**** DATA FOR THIS EXERCISE ****
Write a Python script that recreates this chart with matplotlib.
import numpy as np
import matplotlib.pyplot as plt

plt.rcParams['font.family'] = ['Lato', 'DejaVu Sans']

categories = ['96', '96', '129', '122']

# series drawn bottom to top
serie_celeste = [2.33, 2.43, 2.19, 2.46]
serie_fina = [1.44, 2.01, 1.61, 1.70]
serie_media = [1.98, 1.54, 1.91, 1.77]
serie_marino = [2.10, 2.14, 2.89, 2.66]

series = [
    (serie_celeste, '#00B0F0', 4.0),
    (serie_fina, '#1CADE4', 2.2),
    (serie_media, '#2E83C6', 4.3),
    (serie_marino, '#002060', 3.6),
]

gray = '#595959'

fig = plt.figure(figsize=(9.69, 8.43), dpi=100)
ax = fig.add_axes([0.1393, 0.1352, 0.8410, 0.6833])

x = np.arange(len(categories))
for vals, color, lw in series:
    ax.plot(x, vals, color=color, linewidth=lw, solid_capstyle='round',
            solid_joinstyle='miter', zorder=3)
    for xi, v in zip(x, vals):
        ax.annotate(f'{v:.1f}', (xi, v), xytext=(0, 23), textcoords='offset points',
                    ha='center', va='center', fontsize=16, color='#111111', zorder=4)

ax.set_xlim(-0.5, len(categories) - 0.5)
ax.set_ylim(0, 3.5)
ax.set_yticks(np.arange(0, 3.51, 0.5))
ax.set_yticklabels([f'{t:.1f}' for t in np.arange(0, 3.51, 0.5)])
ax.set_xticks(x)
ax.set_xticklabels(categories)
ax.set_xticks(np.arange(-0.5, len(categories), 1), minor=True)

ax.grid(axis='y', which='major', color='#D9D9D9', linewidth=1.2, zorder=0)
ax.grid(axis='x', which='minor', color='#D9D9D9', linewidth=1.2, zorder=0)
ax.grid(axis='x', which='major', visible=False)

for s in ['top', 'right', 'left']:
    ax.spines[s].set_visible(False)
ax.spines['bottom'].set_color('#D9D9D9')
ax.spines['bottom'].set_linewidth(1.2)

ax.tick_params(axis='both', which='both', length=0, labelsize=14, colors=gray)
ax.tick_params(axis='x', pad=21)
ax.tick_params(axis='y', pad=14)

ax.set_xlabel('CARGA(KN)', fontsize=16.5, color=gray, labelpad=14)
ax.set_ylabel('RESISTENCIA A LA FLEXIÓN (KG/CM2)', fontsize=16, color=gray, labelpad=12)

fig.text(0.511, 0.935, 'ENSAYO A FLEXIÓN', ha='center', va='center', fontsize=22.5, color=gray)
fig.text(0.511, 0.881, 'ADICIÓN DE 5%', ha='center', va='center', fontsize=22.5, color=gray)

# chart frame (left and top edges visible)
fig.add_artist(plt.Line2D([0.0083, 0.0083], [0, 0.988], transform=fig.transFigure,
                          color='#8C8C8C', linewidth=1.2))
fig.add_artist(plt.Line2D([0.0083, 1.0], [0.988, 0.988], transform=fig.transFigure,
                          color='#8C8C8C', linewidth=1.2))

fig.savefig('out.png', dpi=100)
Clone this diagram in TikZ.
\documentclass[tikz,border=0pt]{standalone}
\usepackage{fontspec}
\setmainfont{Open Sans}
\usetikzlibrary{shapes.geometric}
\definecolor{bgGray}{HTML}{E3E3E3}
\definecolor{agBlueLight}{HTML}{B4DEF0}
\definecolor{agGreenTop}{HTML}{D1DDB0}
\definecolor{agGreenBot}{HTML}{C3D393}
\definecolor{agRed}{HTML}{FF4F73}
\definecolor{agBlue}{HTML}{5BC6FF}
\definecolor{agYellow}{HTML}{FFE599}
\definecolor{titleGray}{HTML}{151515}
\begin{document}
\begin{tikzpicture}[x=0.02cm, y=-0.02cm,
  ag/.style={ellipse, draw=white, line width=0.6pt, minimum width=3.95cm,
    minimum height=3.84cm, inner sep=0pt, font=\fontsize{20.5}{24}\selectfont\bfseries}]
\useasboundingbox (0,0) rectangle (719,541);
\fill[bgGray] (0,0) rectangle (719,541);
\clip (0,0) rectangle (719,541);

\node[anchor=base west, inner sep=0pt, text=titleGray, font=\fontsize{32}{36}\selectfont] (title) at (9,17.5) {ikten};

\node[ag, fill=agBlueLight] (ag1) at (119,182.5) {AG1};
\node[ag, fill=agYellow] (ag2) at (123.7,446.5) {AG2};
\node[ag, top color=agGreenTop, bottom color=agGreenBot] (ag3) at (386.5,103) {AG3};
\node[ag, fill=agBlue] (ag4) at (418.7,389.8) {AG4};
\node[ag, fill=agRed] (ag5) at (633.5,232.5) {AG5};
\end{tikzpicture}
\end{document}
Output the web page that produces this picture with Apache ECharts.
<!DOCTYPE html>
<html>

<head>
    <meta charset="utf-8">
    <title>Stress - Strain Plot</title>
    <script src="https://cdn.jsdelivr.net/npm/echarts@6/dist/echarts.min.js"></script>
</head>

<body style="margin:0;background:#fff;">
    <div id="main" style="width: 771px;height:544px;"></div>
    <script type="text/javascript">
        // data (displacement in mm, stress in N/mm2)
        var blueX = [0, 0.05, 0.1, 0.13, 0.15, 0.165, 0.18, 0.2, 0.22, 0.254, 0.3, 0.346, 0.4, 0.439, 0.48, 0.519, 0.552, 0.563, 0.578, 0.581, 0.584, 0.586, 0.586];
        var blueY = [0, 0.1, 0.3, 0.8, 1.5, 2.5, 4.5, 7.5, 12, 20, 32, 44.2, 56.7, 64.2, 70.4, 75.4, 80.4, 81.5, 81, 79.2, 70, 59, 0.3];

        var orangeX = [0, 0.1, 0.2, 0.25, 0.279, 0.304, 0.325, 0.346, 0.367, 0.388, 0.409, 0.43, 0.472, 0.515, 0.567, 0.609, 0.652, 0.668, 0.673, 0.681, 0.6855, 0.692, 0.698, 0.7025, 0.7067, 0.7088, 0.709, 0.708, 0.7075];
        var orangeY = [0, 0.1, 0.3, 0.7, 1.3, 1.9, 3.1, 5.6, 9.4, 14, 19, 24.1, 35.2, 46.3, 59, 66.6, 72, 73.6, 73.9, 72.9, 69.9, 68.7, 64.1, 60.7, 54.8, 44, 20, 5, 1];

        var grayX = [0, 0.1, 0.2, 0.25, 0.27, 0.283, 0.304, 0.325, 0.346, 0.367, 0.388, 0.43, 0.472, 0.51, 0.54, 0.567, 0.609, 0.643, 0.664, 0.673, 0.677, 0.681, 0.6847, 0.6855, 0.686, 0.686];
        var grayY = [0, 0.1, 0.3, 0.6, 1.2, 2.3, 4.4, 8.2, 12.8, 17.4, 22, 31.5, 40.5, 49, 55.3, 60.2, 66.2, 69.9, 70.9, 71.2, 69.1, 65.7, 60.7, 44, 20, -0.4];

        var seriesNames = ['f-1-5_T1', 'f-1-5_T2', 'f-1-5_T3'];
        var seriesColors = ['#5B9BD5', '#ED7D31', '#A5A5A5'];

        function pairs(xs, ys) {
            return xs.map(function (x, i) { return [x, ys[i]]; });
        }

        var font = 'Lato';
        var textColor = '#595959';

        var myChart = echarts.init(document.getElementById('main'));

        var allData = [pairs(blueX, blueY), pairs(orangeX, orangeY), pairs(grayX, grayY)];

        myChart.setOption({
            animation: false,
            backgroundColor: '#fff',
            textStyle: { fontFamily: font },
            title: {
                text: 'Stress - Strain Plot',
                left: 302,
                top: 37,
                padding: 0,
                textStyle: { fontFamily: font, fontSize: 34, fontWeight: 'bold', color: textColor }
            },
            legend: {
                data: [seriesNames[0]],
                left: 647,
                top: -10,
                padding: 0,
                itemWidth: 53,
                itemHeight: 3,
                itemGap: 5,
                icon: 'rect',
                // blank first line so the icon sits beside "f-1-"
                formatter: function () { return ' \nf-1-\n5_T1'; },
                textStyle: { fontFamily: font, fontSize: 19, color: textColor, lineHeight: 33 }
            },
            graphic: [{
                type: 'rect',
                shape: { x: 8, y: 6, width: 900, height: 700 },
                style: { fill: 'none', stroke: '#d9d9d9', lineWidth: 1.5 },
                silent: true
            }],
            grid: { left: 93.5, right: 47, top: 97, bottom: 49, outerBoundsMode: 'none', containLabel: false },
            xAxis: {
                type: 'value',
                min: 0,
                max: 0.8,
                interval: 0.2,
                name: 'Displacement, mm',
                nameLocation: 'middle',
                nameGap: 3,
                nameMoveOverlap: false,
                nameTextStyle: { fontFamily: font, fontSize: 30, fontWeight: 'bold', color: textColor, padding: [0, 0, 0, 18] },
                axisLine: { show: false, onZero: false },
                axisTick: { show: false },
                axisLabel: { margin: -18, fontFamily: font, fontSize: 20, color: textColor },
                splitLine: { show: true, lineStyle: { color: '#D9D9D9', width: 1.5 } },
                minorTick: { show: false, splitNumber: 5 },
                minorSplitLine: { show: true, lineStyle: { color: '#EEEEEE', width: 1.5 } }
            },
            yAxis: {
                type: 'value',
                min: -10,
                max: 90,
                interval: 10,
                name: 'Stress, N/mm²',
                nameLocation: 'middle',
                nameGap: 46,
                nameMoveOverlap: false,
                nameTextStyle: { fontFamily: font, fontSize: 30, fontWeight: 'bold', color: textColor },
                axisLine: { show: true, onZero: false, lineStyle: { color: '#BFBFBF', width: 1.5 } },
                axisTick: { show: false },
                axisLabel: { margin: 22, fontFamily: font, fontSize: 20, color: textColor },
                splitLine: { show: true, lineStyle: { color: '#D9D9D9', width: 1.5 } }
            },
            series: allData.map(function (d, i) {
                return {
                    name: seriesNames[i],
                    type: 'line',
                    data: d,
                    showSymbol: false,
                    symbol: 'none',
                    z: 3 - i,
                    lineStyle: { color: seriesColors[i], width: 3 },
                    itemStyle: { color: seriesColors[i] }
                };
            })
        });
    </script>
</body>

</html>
****
**** DATA FOR THIS EXERCISE ****
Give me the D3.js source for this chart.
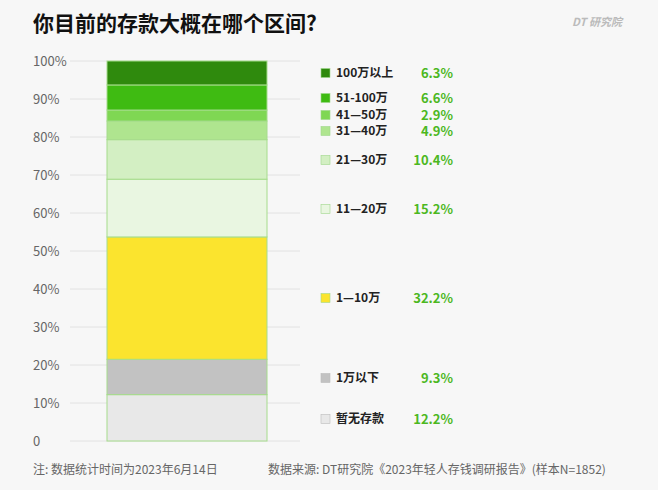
****
**** DATA FOR THIS EXERCISE ****
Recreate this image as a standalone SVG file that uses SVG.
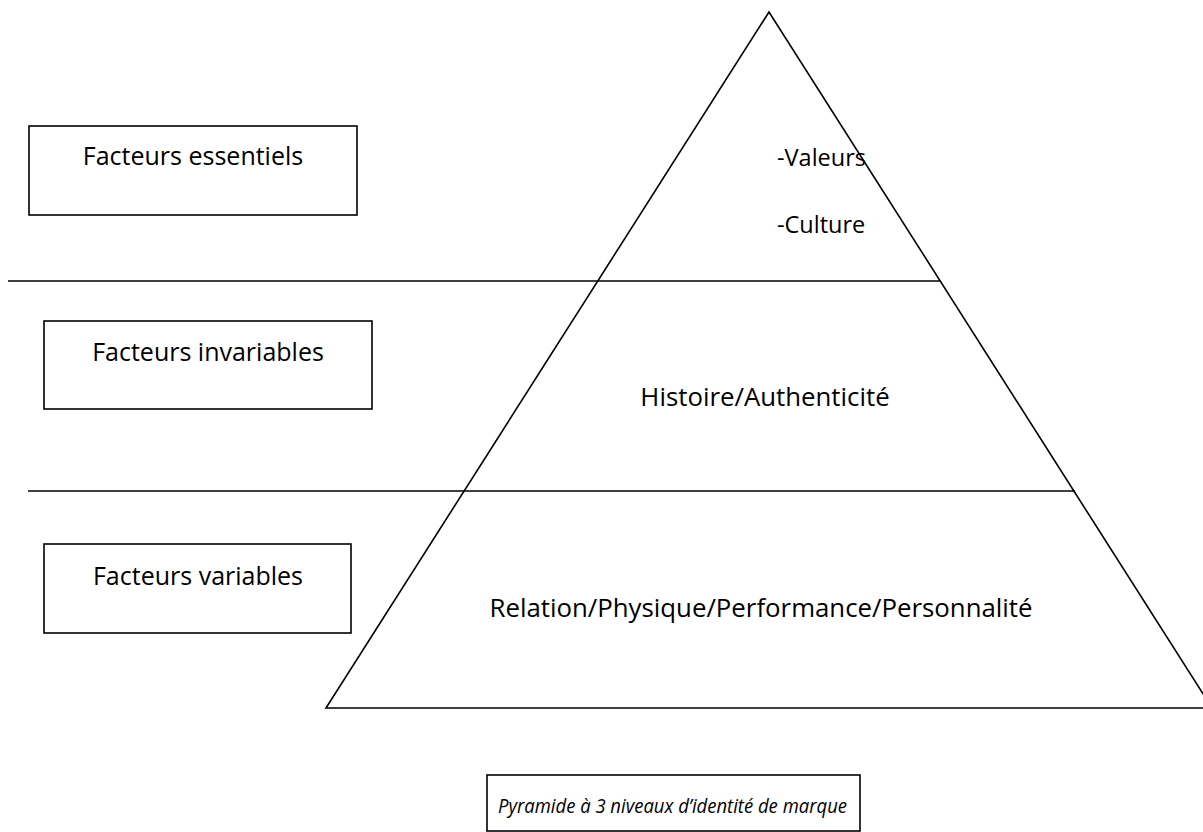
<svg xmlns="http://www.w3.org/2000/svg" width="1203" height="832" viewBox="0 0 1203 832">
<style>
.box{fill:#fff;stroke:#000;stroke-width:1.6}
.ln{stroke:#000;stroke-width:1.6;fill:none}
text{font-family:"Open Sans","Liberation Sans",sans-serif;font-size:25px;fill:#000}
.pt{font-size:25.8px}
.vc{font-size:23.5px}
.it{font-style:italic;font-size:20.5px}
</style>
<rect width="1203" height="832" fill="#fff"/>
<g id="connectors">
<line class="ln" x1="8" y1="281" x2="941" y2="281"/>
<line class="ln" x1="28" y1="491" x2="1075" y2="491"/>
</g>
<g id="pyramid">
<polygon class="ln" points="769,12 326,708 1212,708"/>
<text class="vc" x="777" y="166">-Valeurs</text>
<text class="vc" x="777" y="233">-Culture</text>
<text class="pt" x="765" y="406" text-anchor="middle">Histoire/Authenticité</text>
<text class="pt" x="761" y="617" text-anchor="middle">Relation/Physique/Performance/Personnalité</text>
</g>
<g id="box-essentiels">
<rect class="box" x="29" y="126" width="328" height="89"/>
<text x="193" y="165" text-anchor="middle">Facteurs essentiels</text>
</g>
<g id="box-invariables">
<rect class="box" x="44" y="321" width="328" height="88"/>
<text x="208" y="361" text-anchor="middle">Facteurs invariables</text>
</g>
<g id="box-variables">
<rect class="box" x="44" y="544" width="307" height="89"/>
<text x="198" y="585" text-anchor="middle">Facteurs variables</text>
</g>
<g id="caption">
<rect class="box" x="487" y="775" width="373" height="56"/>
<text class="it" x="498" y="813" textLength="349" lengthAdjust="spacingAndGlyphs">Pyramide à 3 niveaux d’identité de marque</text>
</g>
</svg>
****
◆ DO THIS: From the line that contains "Clone this diagram in TikZ." through the line that contains "70, 59, 0.3];", reproduce every line exactly, both end lines included.

◆ REPLY TO THE TASK:
Clone this diagram in TikZ.
\documentclass[tikz,border=0pt]{standalone}
\usepackage{fontspec}
\setmainfont{Open Sans}
\usetikzlibrary{shapes.geometric}
\definecolor{bgGray}{HTML}{E3E3E3}
\definecolor{agBlueLight}{HTML}{B4DEF0}
\definecolor{agGreenTop}{HTML}{D1DDB0}
\definecolor{agGreenBot}{HTML}{C3D393}
\definecolor{agRed}{HTML}{FF4F73}
\definecolor{agBlue}{HTML}{5BC6FF}
\definecolor{agYellow}{HTML}{FFE599}
\definecolor{titleGray}{HTML}{151515}
\begin{document}
\begin{tikzpicture}[x=0.02cm, y=-0.02cm,
  ag/.style={ellipse, draw=white, line width=0.6pt, minimum width=3.95cm,
    minimum height=3.84cm, inner sep=0pt, font=\fontsize{20.5}{24}\selectfont\bfseries}]
\useasboundingbox (0,0) rectangle (719,541);
\fill[bgGray] (0,0) rectangle (719,541);
\clip (0,0) rectangle (719,541);

\node[anchor=base west, inner sep=0pt, text=titleGray, font=\fontsize{32}{36}\selectfont] (title) at (9,17.5) {ikten};

\node[ag, fill=agBlueLight] (ag1) at (119,182.5) {AG1};
\node[ag, fill=agYellow] (ag2) at (123.7,446.5) {AG2};
\node[ag, top color=agGreenTop, bottom color=agGreenBot] (ag3) at (386.5,103) {AG3};
\node[ag, fill=agBlue] (ag4) at (418.7,389.8) {AG4};
\node[ag, fill=agRed] (ag5) at (633.5,232.5) {AG5};
\end{tikzpicture}
\end{document}
Output the web page that produces this picture with Apache ECharts.
<!DOCTYPE html>
<html>

<head>
    <meta charset="utf-8">
    <title>Stress - Strain Plot</title>
    <script src="https://cdn.jsdelivr.net/npm/echarts@6/dist/echarts.min.js"></script>
</head>

<body style="margin:0;background:#fff;">
    <div id="main" style="width: 771px;height:544px;"></div>
    <script type="text/javascript">
        // data (displacement in mm, stress in N/mm2)
        var blueX = [0, 0.05, 0.1, 0.13, 0.15, 0.165, 0.18, 0.2, 0.22, 0.254, 0.3, 0.346, 0.4, 0.439, 0.48, 0.519, 0.552, 0.563, 0.578, 0.581, 0.584, 0.586, 0.586];
        var blueY = [0, 0.1, 0.3, 0.8, 1.5, 2.5, 4.5, 7.5, 12, 20, 32, 44.2, 56.7, 64.2, 70.4, 75.4, 80.4, 81.5, 81, 79.2, 70, 59, 0.3];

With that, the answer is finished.